Le choix est clair : quand le film commence, Sergio est déjà en prison et se rappelle les étapes de son combat révolutionnaire, décrivant la trajectoire qui a rapidement et endémiquement éloigné tant de jeunes de la vie politique du pays et de la réalité même. "Je sens le poids de chaque meurtre, dit Sergio, le regard fixe. Il y a une responsabilité juridique, une politique et une morale. Je les assume toutes les trois".

Dès le début du film, le visage du jeune Sergio/Riccardo Scamarcio porte déjà le masque de la mort. On y lit déjà des premiers signes de remords.
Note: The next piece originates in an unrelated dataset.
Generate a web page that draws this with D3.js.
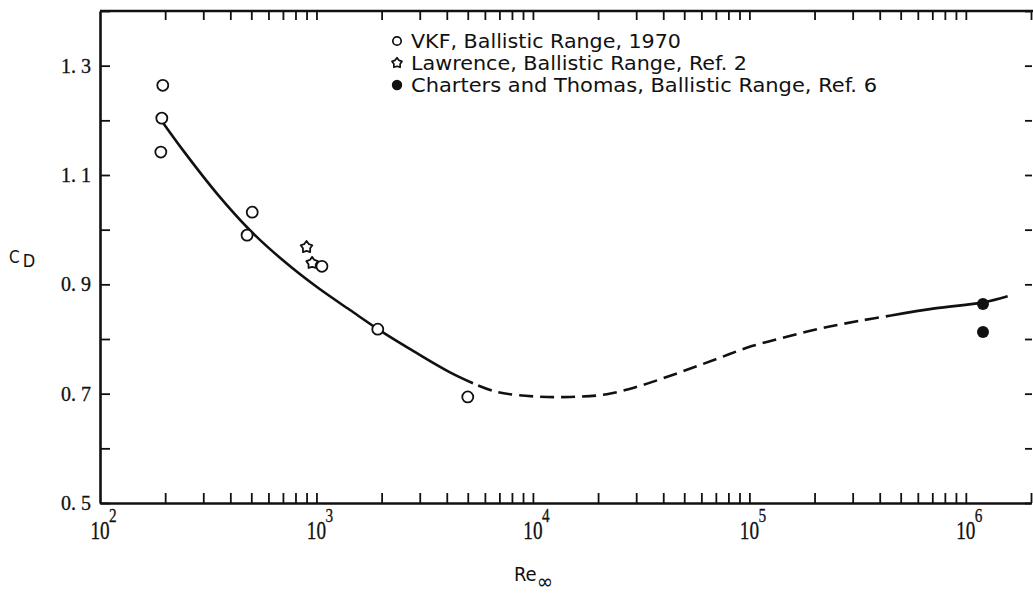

Quelques temps après, Sergio décide de quitter la faction terroriste alors que sa compagne Susanna est loin de vouloir en faire de même. Par contraste, les scénaristes du film, Sandro Petraglia, Ivan Cotroneo et Fidel Signorile, ont senti le besoin d'insérer dans l'histoire un personnage imaginaire, Piero, représentant les jeunes qui ont eu le même rêve mais n'ont pas pour autant pris les armes. "Plus personne ne vous suit, vous êtes la première ligne d'une troupe inexistante", dit-il à son ami Sergio.

L'intention du réalisateur est d'observer de près la lente agonie qui suit la prise de conscience d'un échec. De Maria met en scène, avec une grande simplicité stylistique, des individus qui vivent isolés derrière les vitres et les murs d'appartements clandestins, victimes d'une suspension des émotions par laquelle ils ne voient plus les personnes mais seulement leurs fonctions. C'est le mécanisme qui permet de tuer de sang froid un père de famille juge de son métier ; c'est le mécanisme qui, aujourd'hui encore, fait que les intégristes de tous types ignorent l'homme et tuent sans ciller.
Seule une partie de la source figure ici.